La scelta di intraprendere la “dollarizzazione dell’economia” favorì lievemente il ritorno degli investitori stranieri e produsse anche dei timidi segnali positivi riguardo alle performance economiche registrate dal paese. Lo Zimbabwe, però, era sempre sull’orlo del baratro e il 30 gennaio 2013, giunse la notizia che, dopo aver pagato i salari dei funzionari statali, le finanze del governo erano alla paralisi con soli 217 dollari nelle casse.

Molti economisti sono concordi nel ritenere che una delle principali cause del collasso economico dello Zimbabwe sia da ricercarsi nel massiccio e controverso programma di riforma agraria (Fast Track Land Reform Programme), avviato dal presidente Mugabe nei primi mesi del 2000.

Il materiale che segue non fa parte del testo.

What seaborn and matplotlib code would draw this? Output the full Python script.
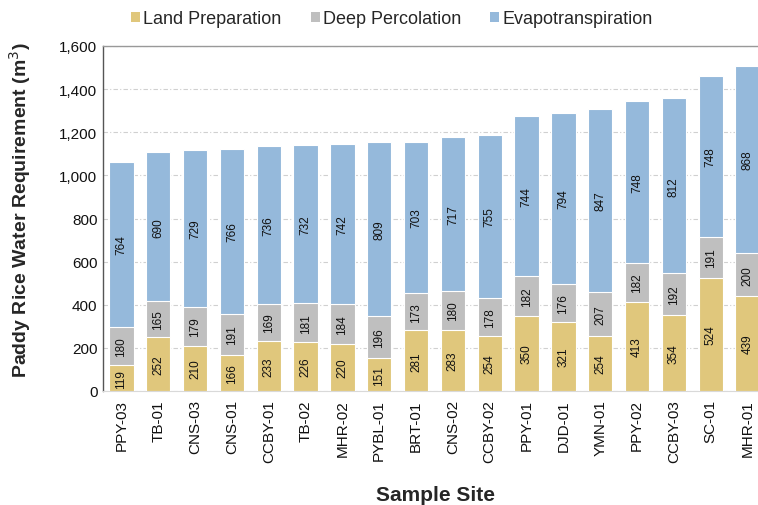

Il provvedimento ingiunse a 2.900 i proprietari terrieri bianchi, i white farmer, di lasciare le proprie aziende agricole per distribuirle tra i piccoli coltivatori neri. L’esproprio, però, non sortì alcun effetto positivo poiché il governo non fornì aiuti sufficienti agli agricoltori locali, che non furono in grado di mantenere l’elevata produzione di quello che un tempo era considerato il granaio dell’Africa.

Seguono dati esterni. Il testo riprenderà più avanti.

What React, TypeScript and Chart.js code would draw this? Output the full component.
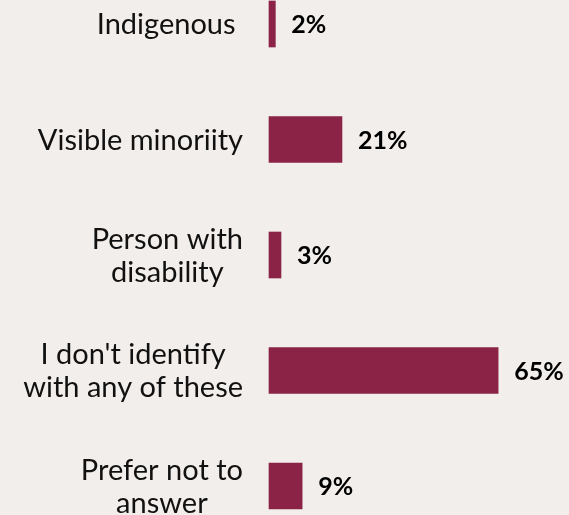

Inoltre, un rapporto dell’Unione Commerciale dei Coltivatori (Cfu) dello Zimbabwe, ha stabilito che a trarre vantaggio dalla confisca della terra ai bianchi sono stati soprattutto Mugabe e la sua famiglia, che ottennero l’assegnazione di ben 39 aziende agricole. Sempre secondo la Cfu, la riforma agraria varata da Mugabe, ha comportato un decremento della produzione pari al 70%, costato al paese circa 12 miliardi di dollari. Tutto questo, ha innescato la destrutturazione dell’ossatura economica dello Zimbabwe generando una vera e propria rovina sociale.

Il tracollo finanziario dell’ex colonia britannica ha prodotto il degrado dei più elementari servizi sociali e ha investito tutti i settori economici con tangibili ripercussioni sullo sviluppo. Peraltro, il paese è stato anche colpito da una successione di siccità e inondazioni, che hanno inciso pesantemente sulla crescita del mais e sulla resa delle coltivazioni.

Quanto sia grave attualmente la situazione nello Stato dell’Africa australe, lo testimonia un recentissimo articolo di Dumisani Ndlela, vice capo redattore del settimanale economico dello Zimbabwe “The Financial Gazette”. Il giornalista non nasconde il suo timore nel descrivere come la fragile economia zimbabwana sia oggetto di una forte contrazione che potrebbe determinare un aumento dei disoccupati, andando a colpire le categorie sociali più vulnerabili, fino ad innescare una crisi umanitaria, economica e sociale senza precedenti.